For the past several decades, the world has been metaphorically “shrinking.” Areas in the world that used to be too far for businesses to commit resources are now simpler and cheaper to access, and communication between offices is the simple matter of a few clicks of a mouse. Businesses are able to place employees in more remote areas to handle a distant market, or they can widen their hiring pool and bring in employees from far away.
Even though the world is more accessible, though, it can still be an ordeal to pack up your entire life and relocate for a job. Sometimes, businesses will provide assistance—both financial and by way of simplifying the process—to the employees they are moving, but often, the responsibility falls entirely on the employee. Whether it’s for a job with a new company or a new position at a current employer, there are a few tips workers can follow to make sure the moving process goes as smoothly as possible.
1. Keep organized records.
When you are caught in the middle of a big move, it can be easy to forget all the details, and there’s a good chance you will need to find them later. It might seem silly at first, but take copious notes whenever you learn new information or solidify a part of your relocation plan. If you are getting relocation assistance from your employer, hold onto your receipts in a central location. Each move is different, so this could be a heavy binder filled with paperwork, or it could be a simple folder. Keeping records and organizing everything is much simpler if you start at the beginning, so don’t worry if it seems like overkill at first. The process always gets more complicated as time goes on, so start early and be thorough.
2. Before accepting the job offer, research how your new salary stacks up with your new cost of living.
Sometimes, it’s tempting to jump at a job offer if you see that the new salary is higher than your current one. While salary is important, though, it’s not the only factor to consider. The cost of living in some cities can be significantly higher than others, so even if you are getting paid more at your new position, you could effectively be taking a pay cut if your new salary won’t pay the bills in your new home.
Before accepting a job offer in a new city, research the cost of living in the area. Include factors such as housing, utilities, taxes, gas prices, and anything else that could impact your finances. Make sure that, with your new salary, you will be able to afford the same sort of lifestyle.

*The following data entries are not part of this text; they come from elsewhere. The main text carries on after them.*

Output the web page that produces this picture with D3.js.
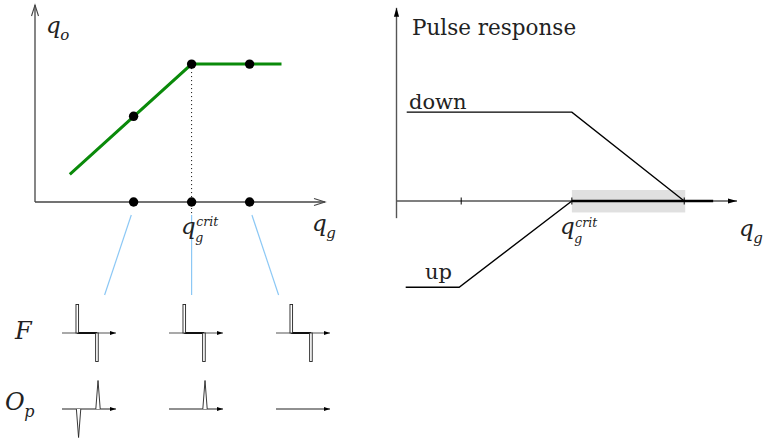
<!DOCTYPE html>
<html><head><meta charset="utf-8">
<script src="https://cdn.jsdelivr.net/npm/d3@7"></script>
<style>body{margin:0;background:#fff} svg{display:block} text{font-family:"DejaVu Serif", serif;}</style>
</head><body>
<script>
// ---------------- data ----------------
// left panel: output charge q_o versus gate charge q_g
const curveQg = [1.2, 5.4, 8.5];
const curveQo = [1.4, 7.0, 7.0];
const sampleQg = [3.4, 5.4, 7.4];
const sampleQo = [4.35, 7.0, 7.0];
const critQg = 5.4;
// right panel: pulse response versus q_g
const rightTicks = [1.9, 5.15, 8.45];
const downQg = [0.3, 5.15, 8.45];
const downResp = [2.02, 2.02, 0];
const upQg = [0.27, 1.84, 5.15];
const upResp = [-1.96, -1.96, 0];
const bandQg = [5.15, 8.48];
const stableQg = [5.15, 9.3];
// bottom mini plots (one per sample point)
const fPulseT = [0.283, 0.647];
const fPulseA = [1, -1];
const opSpikes = [
  [{t: 0.307, a: -1}, {t: 0.667, a: 1}],
  [{t: 0.667, a: 1}],
  []
];
const rowLabels = ["F", "O"];

// ---------------- drawing ----------------
const W = 764, H = 441;
const svg = d3.select("body").append("svg").attr("width", W).attr("height", H);

const defs = svg.append("defs");
defs.append("marker").attr("id", "open").attr("viewBox", "-12 -5 14 10")
  .attr("refX", 0).attr("refY", 0).attr("markerWidth", 14).attr("markerHeight", 10)
  .attr("markerUnits", "userSpaceOnUse").attr("orient", "auto")
  .append("path").attr("d", "M-11,-3.5 L0,0 L-11,3.5").attr("fill", "none")
  .attr("stroke", "#444").attr("stroke-width", 1.1);
defs.append("marker").attr("id", "fill").attr("viewBox", "-10 -4 12 8")
  .attr("refX", 0).attr("refY", 0).attr("markerWidth", 12).attr("markerHeight", 8)
  .attr("markerUnits", "userSpaceOnUse").attr("orient", "auto")
  .append("path").attr("d", "M-9,-2.6 L0,0 L-9,2.6 Z").attr("fill", "#000");
defs.append("marker").attr("id", "small").attr("viewBox", "-7 -3 8 6")
  .attr("refX", 0).attr("refY", 0).attr("markerWidth", 8).attr("markerHeight", 6)
  .attr("markerUnits", "userSpaceOnUse").attr("orient", "auto")
  .append("path").attr("d", "M-6,-2 L0,0 L-6,2 Z").attr("fill", "#000");

function mathLabel(x, y, base, sub, sup, size, subSize) {
  const ss = subSize || size * 0.68;
  const t = svg.append("text").attr("x", x).attr("y", y)
    .style("font-style", "italic").style("font-size", size + "px").attr("fill", "#222");
  t.append("tspan").text(base);
  const bw = t.node().getComputedTextLength();
  if (sup) t.append("tspan").attr("x", x + bw + 0.5).attr("y", y - 7.5)
      .style("font-size", ss + "px").text(sup);
  if (sub) t.append("tspan").attr("x", x + bw - 0.5).attr("y", y + (sup ? 8.5 : 6.5))
      .style("font-size", ss + "px").text(sub);
  return t;
}

// ----- left panel -----
const xL = d3.scaleLinear().domain([0, 10]).range([35, 325]);
const yL = d3.scaleLinear().domain([0, 10]).range([202, 5]);
const gL = svg.append("g");
gL.append("line").attr("x1", xL(0)).attr("x2", xL(10)).attr("y1", yL(0)).attr("y2", yL(0))
  .attr("stroke", "#444").attr("stroke-width", 1.3).attr("marker-end", "url(#open)");
gL.append("line").attr("x1", xL(0)).attr("x2", xL(0)).attr("y1", yL(0)).attr("y2", yL(10))
  .attr("stroke", "#444").attr("stroke-width", 1.3).attr("marker-end", "url(#open)");

// dotted critical line
gL.append("line").attr("x1", xL(critQg)).attr("x2", xL(critQg))
  .attr("y1", yL(7.0)).attr("y2", yL(-0.65))
  .attr("stroke", "#000").attr("stroke-width", 1).attr("stroke-dasharray", "1 3");

// blue connectors
const fanY = d3.scaleLinear().domain([0, 1]).range([215, 295]);
const fanK = d3.scaleLinear().domain([0, 1]).range([1.04, 1.5]);
sampleQg.forEach(q => {
  const d = xL(q) - xL(critQg);
  gL.append("line")
    .attr("x1", xL(critQg) + d * fanK(0)).attr("y1", fanY(0))
    .attr("x2", xL(critQg) + d * fanK(1)).attr("y2", fanY(1))
    .attr("stroke", "#8cc8f5").attr("stroke-width", 1.2);
});

const line = d3.line();
gL.append("path").attr("d", line(curveQg.map((q, i) => [xL(q), yL(curveQo[i])])))
  .attr("fill", "none").attr("stroke", "#0a8a0a").attr("stroke-width", 3);
sampleQg.forEach((q, i) => {
  gL.append("circle").attr("cx", xL(q)).attr("cy", yL(sampleQo[i])).attr("r", 4.7).attr("fill", "#000");
  gL.append("circle").attr("cx", xL(q)).attr("cy", yL(0)).attr("r", 4.7).attr("fill", "#000");
});

mathLabel(46, 33, "q", "o", null, 23, 15);
mathLabel(181, 233.5, "q", "g", "crit", 23, 12.5);
mathLabel(312, 231, "q", "g", null, 23, 15);

// ----- bottom mini plots -----
const px = d3.scalePoint().domain([0, 1, 2]).range([62, 276]);
const mx = d3.scaleLinear().domain([0, 1]).range([0, 54]);
const my = d3.scaleLinear().domain([-1, 1]).range([28.5, -28.5]);
const fY = 333, oY = 409;
[0, 1, 2].forEach(i => {
  const g = svg.append("g").attr("transform", `translate(${px(i)},0)`);
  // F row
  g.append("line").attr("x1", mx(0)).attr("x2", mx(1)).attr("y1", fY).attr("y2", fY)
    .attr("stroke", "#555").attr("stroke-width", 1.2).attr("marker-end", "url(#small)");
  g.append("line").attr("x1", mx(fPulseT[0])).attr("x2", mx(fPulseT[1])).attr("y1", fY).attr("y2", fY)
    .attr("stroke", "#111").attr("stroke-width", 2);
  fPulseT.forEach((t, k) => {
    const yTop = Math.min(fY, fY + my(fPulseA[k])), h = Math.abs(my(fPulseA[k]));
    g.append("rect").attr("x", mx(t) - 1.3).attr("width", 2.6).attr("y", yTop).attr("height", h)
      .attr("fill", "#fff").attr("stroke", "#222").attr("stroke-width", 0.9);
  });
  // O_p row
  g.append("line").attr("x1", mx(0)).attr("x2", mx(1)).attr("y1", oY).attr("y2", oY)
    .attr("stroke", "#222").attr("stroke-width", 1.2).attr("marker-end", "url(#small)");
  opSpikes[i].forEach(s => {
    g.append("path").attr("d", line([[mx(s.t) - 2.2, oY], [mx(s.t), oY + my(s.a)], [mx(s.t) + 2.2, oY]]))
      .attr("fill", "#fff").attr("stroke", "#222").attr("stroke-width", 0.9);
  });
});
svg.append("text").attr("x", 15).attr("y", 339)
  .style("font-style", "italic").style("font-size", "24px").attr("fill", "#222").text(rowLabels[0]);
mathLabel(5, 410, rowLabels[1], "p", null, 24, 16);

// ----- right panel -----
const xR = d3.scaleLinear().domain([0, 10]).range([396.5, 737]);
const yR = d3.scaleLinear().domain([-2, 4]).range([289, 25]);
const gR = svg.append("g");
gR.append("rect").attr("x", xR(bandQg[0])).attr("width", xR(bandQg[1]) - xR(bandQg[0]))
  .attr("y", yR(0.25)).attr("height", yR(-0.26) - yR(0.25)).attr("fill", "#e0e0e0");
gR.append("line").attr("x1", xR(0)).attr("x2", xR(10)).attr("y1", yR(0)).attr("y2", yR(0))
  .attr("stroke", "#000").attr("stroke-width", 1.2).attr("marker-end", "url(#fill)");
gR.append("line").attr("x1", xR(0)).attr("x2", xR(0)).attr("y1", yR(-0.39)).attr("y2", yR(4.39))
  .attr("stroke", "#555").attr("stroke-width", 1.4).attr("marker-end", "url(#fill)");
gR.append("line").attr("x1", xR(stableQg[0])).attr("x2", xR(stableQg[1])).attr("y1", yR(0)).attr("y2", yR(0))
  .attr("stroke", "#000").attr("stroke-width", 2.6);
rightTicks.forEach(t => {
  gR.append("line").attr("x1", xR(t)).attr("x2", xR(t)).attr("y1", yR(0) - 3.5).attr("y2", yR(0) + 3.5)
    .attr("stroke", "#000").attr("stroke-width", 1);
});
gR.append("path").attr("d", line(downQg.map((q, i) => [xR(q), yR(downResp[i])])))
  .attr("fill", "none").attr("stroke", "#000").attr("stroke-width", 1.4);
gR.append("path").attr("d", line(upQg.map((q, i) => [xR(q), yR(upResp[i])])))
  .attr("fill", "none").attr("stroke", "#000").attr("stroke-width", 1.4);

function plain(x, y, s, size) {
  svg.append("text").attr("x", x).attr("y", y)
    .style("font-size", size + "px").attr("fill", "#222").text(s);
}
plain(412, 35, "Pulse response", 21.5);
plain(409, 108.5, "down", 21);
plain(425, 278.5, "up", 21);
mathLabel(560, 234, "q", "g", "crit", 23, 12.5);
mathLabel(739, 236, "q", "g", null, 23, 15);
</script>
</body></html>
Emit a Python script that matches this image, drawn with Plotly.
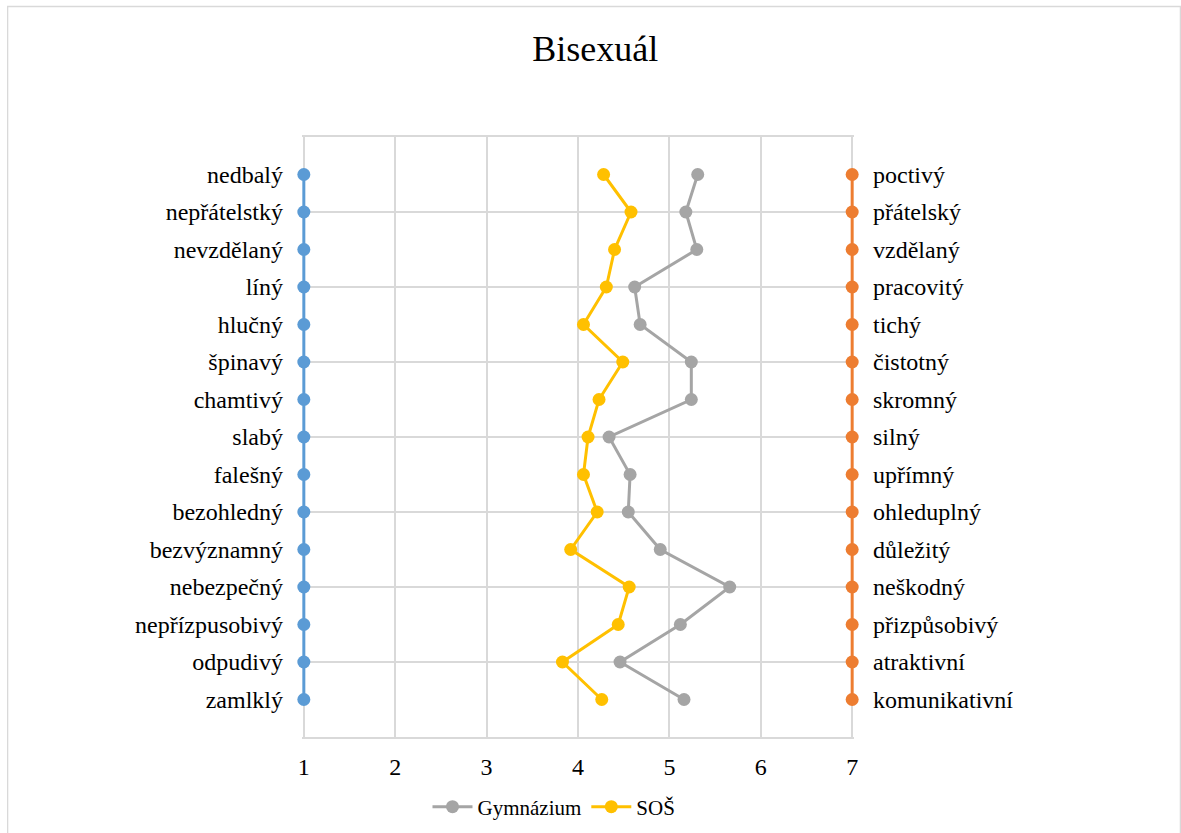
import plotly.graph_objects as go

# Semantic differential pairs (negative pole on the left, positive on the right)
left_labels = ["nedbalý", "nepřátelstký", "nevzdělaný", "líný", "hlučný", "špinavý",
               "chamtivý", "slabý", "falešný", "bezohledný", "bezvýznamný",
               "nebezpečný", "nepřízpusobivý", "odpudivý", "zamlklý"]
right_labels = ["poctivý", "přátelský", "vzdělaný", "pracovitý", "tichý", "čistotný",
                "skromný", "silný", "upřímný", "ohleduplný", "důležitý",
                "neškodný", "přizpůsobivý", "atraktivní", "komunikativní"]

# Mean ratings on the 1–7 scale
gymnazium = [5.31, 5.18, 5.30, 4.62, 4.68, 5.24, 5.24, 4.34, 4.57, 4.55,
             4.90, 5.66, 5.12, 4.46, 5.16]
sos = [4.28, 4.58, 4.40, 4.31, 4.06, 4.49, 4.23, 4.11, 4.06, 4.21,
       3.92, 4.56, 4.44, 3.83, 4.26]

scale_ticks = [1, 2, 3, 4, 5, 6, 7]
scale_min, scale_max = 1, 7

n = len(left_labels)
rows = [n - i for i in range(n)]  # first pair at the top
row_range = [0, n + 1]

FONT = "Liberation Serif, Times New Roman, serif"
GRID = "#D9D9D9"

# small padding so the end-point lines at 1 and 7 are not clipped in half
pad = 0.02
W, H = 1181, 833
px_per_unit = 548 / (scale_max - scale_min)
left_m = 304 - pad * px_per_unit
right_m = 329 - pad * px_per_unit
plot_w = W - left_m - right_m

fig = go.Figure()

# Scale end-point anchors
fig.add_trace(go.Scatter(
    x=[scale_min] * n, y=rows, mode="lines+markers", cliponaxis=False,
    line=dict(color="#5B9BD5", width=3), marker=dict(size=13, color="#5B9BD5"),
    showlegend=False, hoverinfo="skip"))
fig.add_trace(go.Scatter(
    x=[scale_max] * n, y=rows, mode="lines+markers", yaxis="y2", cliponaxis=False,
    line=dict(color="#ED7D31", width=3), marker=dict(size=13, color="#ED7D31"),
    showlegend=False, hoverinfo="skip"))

fig.add_trace(go.Scatter(
    x=gymnazium, y=rows, mode="lines+markers", name="Gymnázium", cliponaxis=False,
    line=dict(color="#A5A5A5", width=3), marker=dict(size=13, color="#A5A5A5")))
fig.add_trace(go.Scatter(
    x=sos, y=rows, mode="lines+markers", name="SOŠ", cliponaxis=False,
    line=dict(color="#FFC000", width=3), marker=dict(size=13, color="#FFC000")))


def px_to_paper_x(px):
    return (px - left_m) / plot_w


def px_to_paper_y(py):
    return (737 - py) / 600


fig.update_layout(
    width=W, height=H,
    margin=dict(l=left_m, r=right_m, t=137, b=96, autoexpand=False),
    paper_bgcolor="white", plot_bgcolor="white",
    font=dict(family=FONT, size=24, color="black"),
    title=dict(text="Bisexuál", x=0.504, xanchor="center",
               y=0.942, yanchor="middle", yref="container",
               font=dict(family=FONT, size=36, color="black")),
    xaxis=dict(range=[scale_min - pad, scale_max + pad], tickvals=scale_ticks,
               automargin=False, showgrid=True, gridcolor=GRID, gridwidth=1.5,
               showline=True, linecolor=GRID, linewidth=1.5, mirror=True,
               zeroline=False, ticks="", ticklabelstandoff=7,
               tickfont=dict(family=FONT, size=24)),
    yaxis=dict(range=row_range, tickvals=rows, ticktext=left_labels, automargin=False,
               showgrid=False, zeroline=False, ticks="", ticklabelstandoff=18,
               minor=dict(dtick=2, tick0=0, showgrid=True, gridcolor=GRID, gridwidth=1.5),
               tickfont=dict(family=FONT, size=24)),
    yaxis2=dict(range=row_range, overlaying="y", side="right", automargin=False,
                tickvals=rows, ticktext=right_labels, showgrid=False, zeroline=False,
                ticks="", ticklabelstandoff=18, tickfont=dict(family=FONT, size=24)),
    legend=dict(orientation="h", x=px_to_paper_x(554), xanchor="center",
                y=px_to_paper_y(807), yanchor="middle",
                font=dict(family=FONT, size=21), bgcolor="rgba(0,0,0,0)",
                itemwidth=40, tracegroupgap=0),
    shapes=[dict(type="rect", xref="paper", yref="paper",
                 x0=px_to_paper_x(8), x1=px_to_paper_x(1180),
                 y0=px_to_paper_y(836), y1=px_to_paper_y(6.5),
                 line=dict(color=GRID, width=1.3), fillcolor="rgba(0,0,0,0)",
                 layer="below")],
)

fig.write_html("out.html")
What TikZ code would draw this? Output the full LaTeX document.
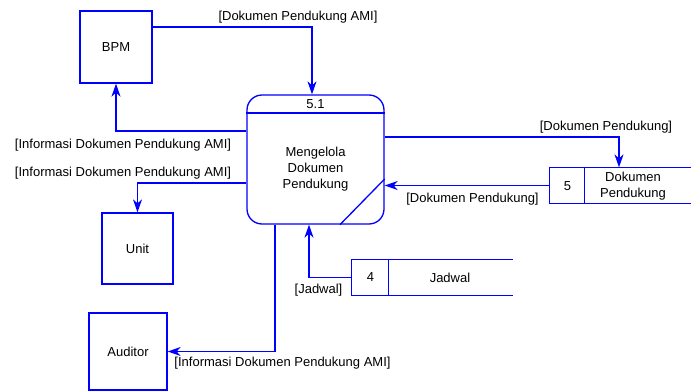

3. Ask about relocation assistance from your new employer.
In some cases, the burden of relocating to a new location falls on the employee, but relocation packages are not uncommon. If you will be moving for work, don’t hesitate to speak with your employer about moving assistance. Typically, this is negotiated as part of the job offer, but don’t be afraid to ask about programs the company may have in place. Sometimes, businesses have deals in place with a variety of businesses to make relocation simpler while keeping costs low at the same time.
4. Research the best moving companies.
Particularly if your employer is footing the bill, it can be worth it to hire professional movers to help you to pack, transport, and unpack your belongings. Whether you are moving to London or San Antonio, movers can simplify the process and remove a hefty amount of stress from your life. Not all moving companies are created equal, so do your research. You want to find a reputable moving company that can demonstrate that it will get your things from your old home to your new one both quickly and safely.
5. Take care of housing and utilities as early as possible.
Often, businesses will offer a prospective employee a job and want them to start work as soon as possible, but if you have a significant amount of time between the job offer and the move, don’t put off your housing search. If you start your search early, you won’t be desperate to accept the first offer that comes along. Instead, you will be able to take your time and find a good deal on a great home.
Don’t wait until the day you move in to get your utilities set up at your new home. Many companies have rush options, but often, it can take as much as a week to ten days to get electricity, gas, an internet connection, and other utilities processed and connected. Where possible, get things squared away at least two weeks before you actually move in. That way, you won’t end up stuck without heat, water, or communication when you get to your new home.
6. Find schools, doctors, and other resources you will need in your area.
In addition to utilities, there are a variety of services you and your family will need once you have completed your move. If you regularly see a doctor, speak to them before you move to see if they have any recommendations in your new city. If you have children, find out where they will be attending school and make a plan for getting them there each day. Planning is one of the best tools to simplifying a move.
Moving is a double-edged sword, offering both new opportunities and new trials. In addition to a new position at work, you will be surrounded by a new environment, new people, and essentially, a new way of life. Depending on how you approach it, it can be a stressful event or a grand new adventure. By preparing yourself ahead of time, however, you can make sure that it is an exciting experience for yourself and for your family.